Akila Radhakrishnan is President of the Global Justice Center, which works globally to further reproductive rights and justice. She says the opinion ‘fervently’ rejects any recognition of gender-based rights, and ‘if a notion wasn’t deeply entrenched in the Constitution and in the minds of those who wrote it, there’s the idea that those are not legitimate rights anymore’.

Although the draft opinion denies that it could ‘be understood to cast doubt on precedents that do not concern abortion’, rights advocates fear it threatens a swathe of rights.

David Janovsky, Program Manager and an analyst for the Constitution Project of the Project on Government Oversight, says ‘there’s a notion that rights that have not been explicitly mentioned in the Constitution and Bill of Rights and that are not deeply rooted in the nation’s history are perhaps now up for grabs because of the reasoning articulated in this draft’.

He adds, ‘to the extent that the draft opinion indicates that those kinds of rollbacks are now on the table, that is very troubling’.

The draft’s final section creates a new standard for abortion regulation, enabling restrictions for ‘legitimate reasons’ and claiming courts cannot ‘substitute their social and economic beliefs for the judgment of legislative bodies’.

Laws regulating abortion would be entitled to a ‘strong presumption of validity’, sustained ‘if there is a rational basis on which the legislature could have thought that it would serve legitimate state interests’, which include ‘respect for and preservation of prenatal life at all stages of development’.

If this opinion becomes the Court’s verdict, 26 states are certain or likely to ban abortion, according to Guttmacher Institute analysis. Twenty-one of these have ‘trigger’ laws or constitutional amendments enabling them to ban abortion almost immediately if Roe falls.
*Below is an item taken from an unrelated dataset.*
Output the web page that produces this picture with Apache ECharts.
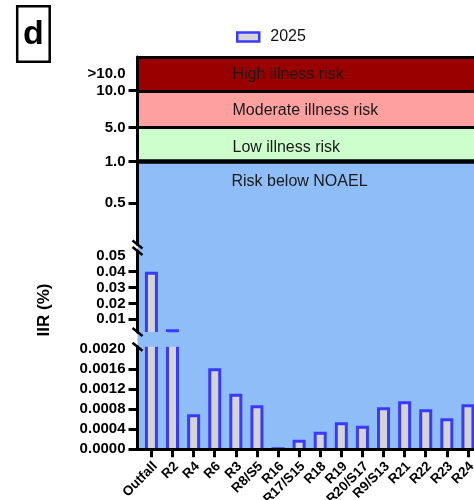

Even while Roe and Casey stand, state legislatures have introduced targeted regulations of abortion providers that force their closure, banned certain abortion procedures and required that providers and patients follow processes not backed by science. States like Texas and Oklahoma have avoided judicial scrutiny by introducing pre-viability bans enforced by civilians.

‘On thing to watch if Roe is overturned is the criminalization of abortion and where states go with that,’ says Matt Kaiser, Vice-Chair of the IBA Criminal Law Committee and a partner at KaiserDillon. ‘Broadly speaking there are two things to watch: whether states criminalize providing or facilitating an abortion and, separately, whether states criminalize receiving an abortion and what exceptions or defenses are available to a person who is being prosecuted for receiving an abortion.’

For Kaiser, it would be remarkable if a state were to make it a crime to receive any abortion, including to save the life of the mother or in cases of incest, ‘but we’ll have to see how aggressive states want to be,’ he says.